STORED RECORDS:
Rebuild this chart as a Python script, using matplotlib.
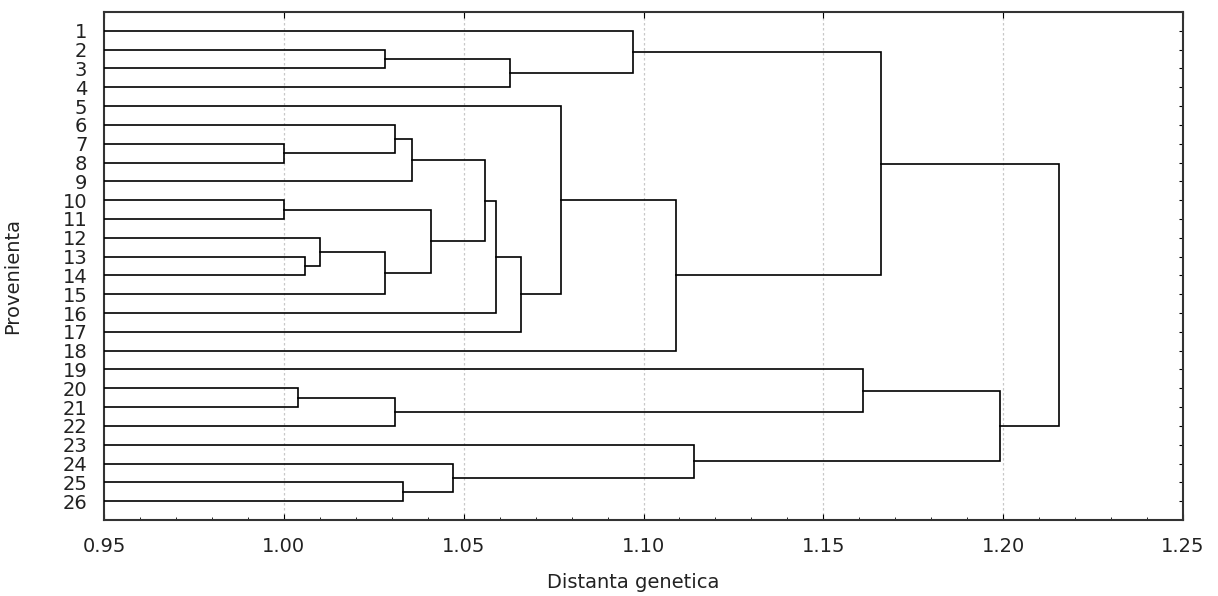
# -*- coding: utf-8 -*-
"""
dendrograma - distanta genetica intre provenientele 1..26
"""
import matplotlib
matplotlib.use('Agg')
import matplotlib.pyplot as plt
from matplotlib.ticker import MultipleLocator

# leaf labels, top to bottom
leaves = [str(i) for i in range(1, 27)]

# merges in order: ints are leaf numbers, 'cN' is the N-th merge
left_nodes = [7, 10, 20, 13, 12, 2, 'c4', 6, 'c2', 25, 'c7', 'c1', 24,
              'c10', 'c13', 'c5', 'c14', 5, 1, 'c17', 23, 19, 'c18', 'c21', 'c22']
right_nodes = [8, 11, 21, 14, 'c3', 3, 15, 'c0', 22, 26, 9, 'c6', 'c9',
               'c11', 16, 4, 17, 'c16', 'c15', 18, 'c12', 'c8', 'c19', 'c20', 'c23']
merge_dist = [1.000, 1.000, 1.004, 1.006, 1.010, 1.028, 1.028, 1.031, 1.031,
              1.033, 1.0355, 1.041, 1.047, 1.056, 1.059, 1.063, 1.066, 1.077,
              1.097, 1.109, 1.114, 1.161, 1.166, 1.199, 1.2155]

xmin, xmax = 0.95, 1.25
xticks = [0.95, 1.00, 1.05, 1.10, 1.15, 1.20, 1.25]


def node_pos(node, nodes):
    # leaf -> (distance, row) ; cluster -> stored value
    if isinstance(node, int):
        return xmin, float(node)
    return nodes[node]


def plot_dendro(ax):
    nodes = {}
    for i, (a, b, d) in enumerate(zip(left_nodes, right_nodes, merge_dist)):
        xa, ya = node_pos(a, nodes)
        xb, yb = node_pos(b, nodes)
        ax.plot([xa, d, d, xb], [ya, ya, yb, yb], '-', color='black', lw=1.2,
                solid_joinstyle='miter', zorder=3)
        nodes['c%d' % i] = (d, (ya + yb) / 2.)
    return


fig = plt.figure(figsize=(12.18, 5.96), dpi=100)
ax = fig.add_axes([0.0854, 0.1275, 0.8859, 0.8524])

plot_dendro(ax)

ax.set_xlim(xmin, xmax)
ax.set_ylim(27, 0)
ax.set_xticks(xticks)
ax.set_xticklabels(['%.2f' % v for v in xticks], fontsize=14, color='#222222')
ax.xaxis.set_minor_locator(MultipleLocator(0.01))
ax.set_yticks(range(1, 27))
ax.set_yticklabels(leaves, fontsize=14, color='#222222')

ax.tick_params(axis='x', which='both', direction='in', top=True, bottom=True, pad=12)
ax.tick_params(axis='x', which='major', length=4)
ax.tick_params(axis='x', which='minor', length=2, top=False)
ax.tick_params(axis='y', which='both', direction='in', left=False, right=True,
               length=3, pad=12)

for v in xticks[1:-1]:
    ax.axvline(v, color='#c8c8c8', lw=0.9, ls=(0, (2, 2)), zorder=1)

for s in ax.spines.values():
    s.set_linewidth(1.5)
    s.set_color('#333333')

ax.set_xlabel('Distanta genetica', fontsize=14, color='#222222')
ax.set_ylabel('Provenienta', fontsize=14, color='#222222')
ax.xaxis.set_label_coords(0.49, -0.105)
ax.yaxis.set_label_coords(-0.076, 0.48)

fig.savefig('out.png', dpi=100)
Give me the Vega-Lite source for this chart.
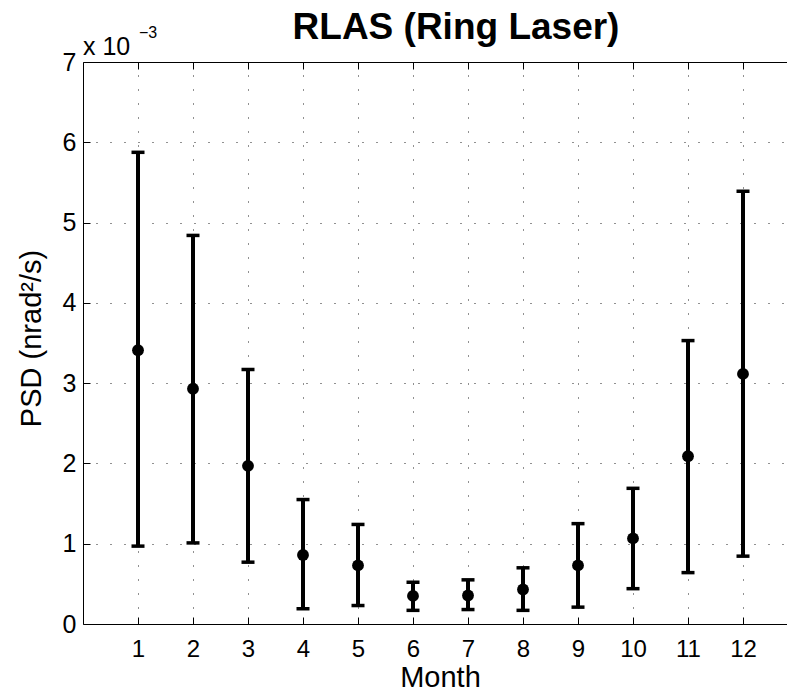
{
  "$schema": "https://vega.github.io/schema/vega-lite/v6.json",
  "autosize": "none",
  "width": 704,
  "height": 562,
  "padding": {"left": 83, "top": 62, "right": 0, "bottom": 67},
  "background": "white",
  "config": {
    "view": {"stroke": null},
    "font": "Liberation Sans",
    "axis": {
      "domainColor": "black", "domainWidth": 1,
      "tickColor": "black", "tickWidth": 1, "tickSize": -7,
      "labelColor": "black", "labelFont": "Liberation Sans", "labelFontSize": 24,
      "titleColor": "black", "titleFont": "Liberation Sans", "titleFontWeight": "normal",
      "gridColor": "#222", "gridWidth": 1, "gridDash": [1, 13], "gridDashOffset": 1, "gridOpacity": 1
    }
  },
  "title": {
    "text": "RLAS (Ring Laser)",
    "fontSize": 37, "fontWeight": "bold", "font": "Liberation Sans", "color": "black",
    "anchor": "middle", "baseline": "alphabetic", "offset": -51, "dx": 21
  },
  "data": {"values": [
    {"month": 1, "psd": 3.41, "lo": 0.97, "hi": 5.875},
    {"month": 2, "psd": 2.93, "lo": 1.01, "hi": 4.84},
    {"month": 3, "psd": 1.97, "lo": 0.77, "hi": 3.17},
    {"month": 4, "psd": 0.86, "lo": 0.19, "hi": 1.55},
    {"month": 5, "psd": 0.73, "lo": 0.23, "hi": 1.24},
    {"month": 6, "psd": 0.35, "lo": 0.17, "hi": 0.52},
    {"month": 7, "psd": 0.355, "lo": 0.18, "hi": 0.55},
    {"month": 8, "psd": 0.43, "lo": 0.17, "hi": 0.70},
    {"month": 9, "psd": 0.73, "lo": 0.21, "hi": 1.25},
    {"month": 10, "psd": 1.066, "lo": 0.44, "hi": 1.69},
    {"month": 11, "psd": 2.09, "lo": 0.64, "hi": 3.53},
    {"month": 12, "psd": 3.115, "lo": 0.845, "hi": 5.39}
  ]},
  "resolve": {"axis": {"x": "independent"}},
  "layer": [
    {
      "mark": {"type": "rule", "color": "black", "strokeWidth": 4},
      "encoding": {
        "x": {"field": "month", "type": "quantitative",
              "scale": {"domain": [0, 12.8], "nice": false, "zero": false},
              "axis": {"orient": "bottom", "values": [1,2,3,4,5,6,7,8,9,10,11,12], "grid": true,
                       "labelPadding": 39, "labelBaseline": "alphabetic", "labelFlush": false,
                       "title": "Month", "titleFontSize": 29, "titleX": 357, "titleY": 62,
                       "titleBaseline": "alphabetic", "titleAlign": "center"}},
        "y": {"field": "lo", "type": "quantitative",
              "scale": {"domain": [0, 7], "nice": false, "zero": false},
              "axis": {"values": [0,1,2,3,4,5,6,7], "format": "d", "grid": true, "labelPadding": 14,
                       "labelBaseline": "middle", "labelFlush": false, "labelFontSize": 25,
                       "title": "PSD (nrad²/s)", "titleFontSize": 29, "titleX": -43, "titleY": 276,
                       "titleBaseline": "alphabetic", "titleAlign": "center", "titleAngle": -90}},
        "y2": {"field": "hi"}
      }
    },
    {
      "mark": {"type": "tick", "orient": "horizontal", "color": "black", "size": 13, "thickness": 3.5, "opacity": 1},
      "encoding": {
        "x": {"field": "month", "type": "quantitative",
              "axis": {"orient": "top", "values": [1,2,3,4,5,6,7,8,9,10,11,12], "labels": false,
                       "offset": 0, "position": 0,
                       "domain": true, "ticks": true, "grid": false, "title": null}},
        "y": {"field": "lo", "type": "quantitative"}
      }
    },
    {
      "mark": {"type": "tick", "orient": "horizontal", "color": "black", "size": 13, "thickness": 3.5, "opacity": 1},
      "encoding": {
        "x": {"field": "month", "type": "quantitative", "axis": null},
        "y": {"field": "hi", "type": "quantitative"}
      }
    },
    {
      "mark": {"type": "circle", "color": "black", "size": 140, "opacity": 1},
      "encoding": {
        "x": {"field": "month", "type": "quantitative", "axis": null},
        "y": {"field": "psd", "type": "quantitative"}
      }
    },
    {
      "data": {"values": [{"t": "x 10"}]},
      "mark": {"type": "text", "align": "left", "baseline": "alphabetic", "fontSize": 25, "color": "black", "dx": 0, "dy": -7},
      "encoding": {
        "x": {"datum": 0, "type": "quantitative", "axis": null},
        "y": {"datum": 7, "type": "quantitative"},
        "text": {"field": "t"}
      }
    },
    {
      "data": {"values": [{"t": "−3"}]},
      "mark": {"type": "text", "align": "left", "baseline": "alphabetic", "fontSize": 16, "color": "black", "dx": 56, "dy": -24},
      "encoding": {
        "x": {"datum": 0, "type": "quantitative", "axis": null},
        "y": {"datum": 7, "type": "quantitative"},
        "text": {"field": "t"}
      }
    }
  ]
}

WHAT THE TASK REQUIRES:
Please give again the entries word for word, starting at the first line and ending with the line that contains "return nodes[node]"; include both of those lines but none of the pictures.

TASK RESPONSE:
Rebuild this chart as a Python script, using matplotlib.
# -*- coding: utf-8 -*-
"""
dendrograma - distanta genetica intre provenientele 1..26
"""
import matplotlib
matplotlib.use('Agg')
import matplotlib.pyplot as plt
from matplotlib.ticker import MultipleLocator

# leaf labels, top to bottom
leaves = [str(i) for i in range(1, 27)]

# merges in order: ints are leaf numbers, 'cN' is the N-th merge
left_nodes = [7, 10, 20, 13, 12, 2, 'c4', 6, 'c2', 25, 'c7', 'c1', 24,
              'c10', 'c13', 'c5', 'c14', 5, 1, 'c17', 23, 19, 'c18', 'c21', 'c22']
right_nodes = [8, 11, 21, 14, 'c3', 3, 15, 'c0', 22, 26, 9, 'c6', 'c9',
               'c11', 16, 4, 17, 'c16', 'c15', 18, 'c12', 'c8', 'c19', 'c20', 'c23']
merge_dist = [1.000, 1.000, 1.004, 1.006, 1.010, 1.028, 1.028, 1.031, 1.031,
              1.033, 1.0355, 1.041, 1.047, 1.056, 1.059, 1.063, 1.066, 1.077,
              1.097, 1.109, 1.114, 1.161, 1.166, 1.199, 1.2155]

xmin, xmax = 0.95, 1.25
xticks = [0.95, 1.00, 1.05, 1.10, 1.15, 1.20, 1.25]


def node_pos(node, nodes):
    # leaf -> (distance, row) ; cluster -> stored value
    if isinstance(node, int):
        return xmin, float(node)
    return nodes[node]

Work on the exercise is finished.